Voilà donc à quoi ont servi toutes les méthodes que l’on a imaginées jusqu’ici dans la nomenclature des plantes. Voyons à présent ce que l’on pourroit attendre de ces mêmes méthodes, en supposant qu’elles fussent portées au point de perfection, tant desiré par les nomenclateurs. Quiconque seroit bien instruit de ce prétendu système de la nature, auroit à la vérité un moyen infaillible de reconnoitre toutes les especes de plantes, & de les distinguer les unes des autres ; mais l’application de ce système paroîtroit immense dans le détail ; & ce seroit vraiment un chef d’œuvre de combinaisons & de mémoire, dont peu de personnes seroient capables, que de pouvoir rapporter sans équivoque vingt mille noms à vingt mille plantes que l’on ne connoîtroit presque pas. D’ailleurs un pareil système de nomenclature, une aussi grande connoissance de noms & de phrases, ne pourroit en aucune façon nous instruire de la culture & des propriétés des plantes ; puisque ces deux parties de la Botanique demandent chacune des observations toutes différentes de celles que suppose la nomenclature. Un méthodiste observe scrupuleusement la position, le nombre, & la forme de certaines parties de chaque plante : mais il n’en peut tirer aucune conséquence pour la culture ; parce que, suivant son système, le nombre, la position, & la forme de ces parties, doivent être les mêmes en quelque climat que se trouve la plante, & de quelque façon qu’elle soit cultivée. Ces mêmes observations ne peuvent donner aucune lumiere pour les propriétés des plantes. La preuve en est connue. Nous savons parfaitement que toutes les plantes que l’on rapporte au même genre, n’ont pas les mêmes propriétés : ce fait a été constaté dans tous les systèmes de nomenclature qui ont été faits jusqu’à présent ; & malheureusement on peut dire d’avance qu’il sera confirmé par tous ceux que l’on pourrra faire dans la suite. Cependant les méthodistes les plus zélés pour la découverte du prétendu système de la nature, ont annoncé qu’on pourroit parvenir à indiquer les propriétés des plantes par les vrais caracteres génériques. Ils prétendent même qu’on a déjà établi plusieurs de ces vrais caracteres qu’ils appellent naturels, & qui se sont soûtenus dans la plûpart des méthodes. Si cela est, ce ne peut être que l’effet d’un heureux hasard : car les méthodistes ne peuvent changer les propriétés des plantes, comme l’ordre de leur nomenclature.

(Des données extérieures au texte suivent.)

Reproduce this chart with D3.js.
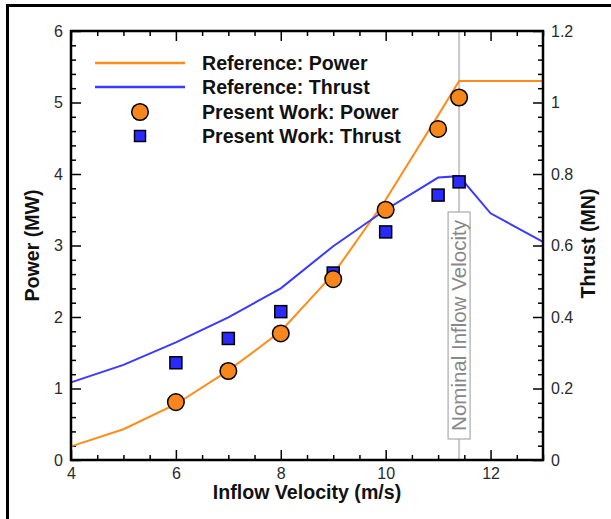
<!DOCTYPE html>
<html><head><meta charset="utf-8">
<script src="https://cdn.jsdelivr.net/npm/d3@7"></script>
<style>body{margin:0;background:#fff;} svg{display:block;font-family:"Liberation Sans",Arial,sans-serif;}</style>
</head><body>
<svg id="c" width="611" height="519"></svg>
<script>
// Data
const refVel = [4, 5, 6, 7, 8, 9, 10, 11, 11.4, 12, 13];
const refPower = [0.19, 0.43, 0.78, 1.25, 1.8, 2.6, 3.64, 4.82, 5.3, 5.3, 5.3];
const refThrust = [0.217, 0.266, 0.329, 0.399, 0.48, 0.598, 0.70, 0.79, 0.794, 0.69, 0.61];
const pwVel = [6, 7, 8, 9, 10, 11, 11.4];
const pwPower = [0.81, 1.245, 1.77, 2.53, 3.5, 4.63, 5.07];
const pwThrust = [0.272, 0.34, 0.415, 0.523, 0.638, 0.741, 0.778];
const xTicks = [4, 6, 8, 10, 12];
const powerTicks = [0, 1, 2, 3, 4, 5, 6];
const thrustTicks = [0, 0.2, 0.4, 0.6, 0.8, 1, 1.2];
const nominalVel = 11.4;
const legendLabels = ["Reference: Power", "Reference: Thrust", "Present Work: Power", "Present Work: Thrust"];

const L = 71, R = 543, T = 31, B = 460;
const orange = "#ff8c1a", orangeFill = "#f7861c", blue = "#3a3aff", blueFill = "#2a2aff";
const svg = d3.select("#c");

svg.append("rect").attr("x", 7.5).attr("y", 5.5).attr("width", 700).attr("height", 600)
  .attr("fill", "none").attr("stroke", "#000").attr("stroke-width", 3);

const x = d3.scaleLinear().domain([4, 13]).range([L, R]);
const yP = d3.scaleLinear().domain([0, 6]).range([B, T]);
const yT = d3.scaleLinear().domain([0, 1.2]).range([B, T]);

const minorX = d3.range(4, 13.001, 0.5).filter(v => Math.abs(v - Math.round(v / 2) * 2) > 1e-6);
const minorP = d3.range(0, 6.001, 0.2).filter(v => Math.abs(v - Math.round(v)) > 1e-6);
const minorT = d3.range(0, 1.2001, 0.04).filter(v => Math.abs(v / 0.2 - Math.round(v / 0.2)) > 1e-6);

function styleAxis(g) {
  g.select(".domain").remove();
  g.selectAll("line").attr("stroke", "#000").attr("stroke-width", 1.5);
  g.selectAll("text").attr("font-size", 16).attr("fill", "#2a2a2a").attr("font-family", "Liberation Sans, Arial, sans-serif");
}

// nominal velocity line
svg.append("line").attr("x1", x(nominalVel)).attr("x2", x(nominalVel)).attr("y1", T).attr("y2", B)
  .attr("stroke", "#c8c8c8").attr("stroke-width", 2);

// bottom
svg.append("g").attr("transform", `translate(0,${B})`)
  .call(d3.axisBottom(x).tickValues(xTicks).tickSize(-10).tickPadding(8).tickFormat(d3.format("d"))).call(styleAxis);
svg.append("g").attr("transform", `translate(0,${B})`)
  .call(d3.axisBottom(x).tickValues(minorX).tickSize(-5).tickFormat("")).call(styleAxis);
// top
svg.append("g").attr("transform", `translate(0,${T})`)
  .call(d3.axisTop(x).tickValues(xTicks).tickSize(-10).tickFormat("")).call(styleAxis);
svg.append("g").attr("transform", `translate(0,${T})`)
  .call(d3.axisTop(x).tickValues(minorX).tickSize(-5).tickFormat("")).call(styleAxis);
// left
svg.append("g").attr("transform", `translate(${L},0)`)
  .call(d3.axisLeft(yP).tickValues(powerTicks).tickSize(-10).tickPadding(8).tickFormat(d3.format("d"))).call(styleAxis);
svg.append("g").attr("transform", `translate(${L},0)`)
  .call(d3.axisLeft(yP).tickValues(minorP).tickSize(-5).tickFormat("")).call(styleAxis);
// right
svg.append("g").attr("transform", `translate(${R},0)`)
  .call(d3.axisRight(yT).tickValues(thrustTicks).tickSize(-10).tickPadding(8).tickFormat(d => d === 0 || d === 1 ? String(d) : d.toFixed(1))).call(styleAxis);
svg.append("g").attr("transform", `translate(${R},0)`)
  .call(d3.axisRight(yT).tickValues(minorT).tickSize(-5).tickFormat("")).call(styleAxis);

// nominal label box
const midY = 325.5;
const lg = svg.append("g").attr("transform", `translate(${x(nominalVel)},${midY}) rotate(-90)`);
lg.append("rect").attr("x", -113.5).attr("y", -11).attr("width", 227).attr("height", 22)
  .attr("fill", "#fff").attr("stroke", "#aaa").attr("stroke-width", 1.2);
lg.append("text").attr("x", 0).attr("y", 7).attr("text-anchor", "middle").attr("font-size", 20.5)
  .attr("fill", "#888").text("Nominal Inflow Velocity");

// lines
const lineP = d3.line().x((d, i) => x(refVel[i])).y(d => yP(d));
const lineT = d3.line().x((d, i) => x(refVel[i])).y(d => yT(d));
svg.append("path").attr("d", lineP(refPower)).attr("fill", "none").attr("stroke", orange).attr("stroke-width", 2);
svg.append("path").attr("d", lineT(refThrust)).attr("fill", "none").attr("stroke", blue).attr("stroke-width", 2);

// markers
svg.append("g").selectAll("rect").data(pwThrust).join("rect")
  .attr("x", (d, i) => x(pwVel[i]) - 6).attr("y", d => yT(d) - 6).attr("width", 12).attr("height", 12)
  .attr("fill", blueFill).attr("stroke", "#000").attr("stroke-width", 1.5);
svg.append("g").selectAll("circle").data(pwPower).join("circle")
  .attr("cx", (d, i) => x(pwVel[i])).attr("cy", d => yP(d)).attr("r", 8.3)
  .attr("fill", orangeFill).attr("stroke", "#000").attr("stroke-width", 1.5);

// plot frame
svg.append("rect").attr("x", L).attr("y", T).attr("width", R - L).attr("height", B - T)
  .attr("fill", "none").attr("stroke", "#000").attr("stroke-width", 2.5);

// legend
const legY = [63, 87, 112, 136];
svg.append("line").attr("x1", 95).attr("x2", 185).attr("y1", legY[0]).attr("y2", legY[0]).attr("stroke", orange).attr("stroke-width", 2.5);
svg.append("line").attr("x1", 95).attr("x2", 185).attr("y1", legY[1]).attr("y2", legY[1]).attr("stroke", blue).attr("stroke-width", 2.5);
svg.append("circle").attr("cx", 140).attr("cy", legY[2]).attr("r", 8.3).attr("fill", orangeFill).attr("stroke", "#000").attr("stroke-width", 1.5);
svg.append("rect").attr("x", 134.5).attr("y", legY[3] - 5.5).attr("width", 11).attr("height", 11).attr("fill", blueFill).attr("stroke", "#000").attr("stroke-width", 1.5);
svg.append("g").selectAll("text").data(legendLabels).join("text")
  .attr("x", 202).attr("y", (d, i) => legY[i] + 7).attr("font-size", 19.6).attr("font-weight", "bold").attr("fill", "#111").text(d => d);

// axis titles
svg.append("text").attr("x", 307).attr("y", 499).attr("text-anchor", "middle")
  .attr("font-size", 19.6).attr("font-weight", "bold").attr("fill", "#111").text("Inflow Velocity (m/s)");
svg.append("text").attr("transform", `translate(39,${(T + B) / 2}) rotate(-90)`).attr("text-anchor", "middle")
  .attr("font-size", 19.6).attr("font-weight", "bold").attr("fill", "#111").text("Power (MW)");
svg.append("text").attr("transform", `translate(595,${(T + B) / 2 - 2}) rotate(-90)`).attr("text-anchor", "middle")
  .attr("font-size", 19.6).attr("font-weight", "bold").attr("fill", "#111").text("Thrust (MN)");
</script>
</body></html>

Il seroit bien à souhaiter qu’il fût possible d’établir un pareil système. Cette découverte seroit plus profitable au genre humain, que celle du système du monde : cependant elle ne nous dispenseroit pas de faire des expériences pour découvrir de nouvelles propriétés dans les plantes : il y auroit beaucoup de genres qui ne comprendroient que des especes dont on ne connoîtroit pas les propriétés. Quoiqu’on pût tirer quelque indication de la propriété générale attribuée à la classe, il faudroit encore acquérir de nouvelles lumieres pour assigner le degré d’efficacité des plantes d’un de ses genres : d’ailleurs toutes les especes d’un même genre seroient-elles également actives, demanderoient-elles la même préparation, &c. Je n’insisterai pas davantage sur une supposition chimérique ; il me suffira de faire observer, qu’autant la nature est indépendante de nos conventions, autant les propriétés des plantes sont indépendantes de leur nomenclature. Peut-être que les descriptions completes des plantes pourroient donner quelques indices de leurs propriétés : mais que peut-on attendre d’une description imparfaite de quelques parties ? On conçoit que la description exacte d’un animal, tant à l’extérieur qu’à l’intérieur, peut donner quelque idée de ses qualités. Mais si l’on n’observoit que les parties de la génération, comme on prétend le faire dans les plantes, que pourroit-on conclure de cet animal ? à peine pourroit-on savoir s’il est plus ou moins fécond qu’un autre. S’il est vrai que certaines plantes, dont les parties de la fleur & du fruit sont semblables à quelques égards, ayent les mêmes propriétés, c’est un fait de hasard qui n’est point constant dans les autres plantes. Ces combinaisons fortuites peuvent arriver dans tous les systèmes des nomenclateurs : mais je pense qu’il n’est pas plus possible de trouver leur prétendu système naturel, que de juger de la qualité des fruits sans les avoir goûtés.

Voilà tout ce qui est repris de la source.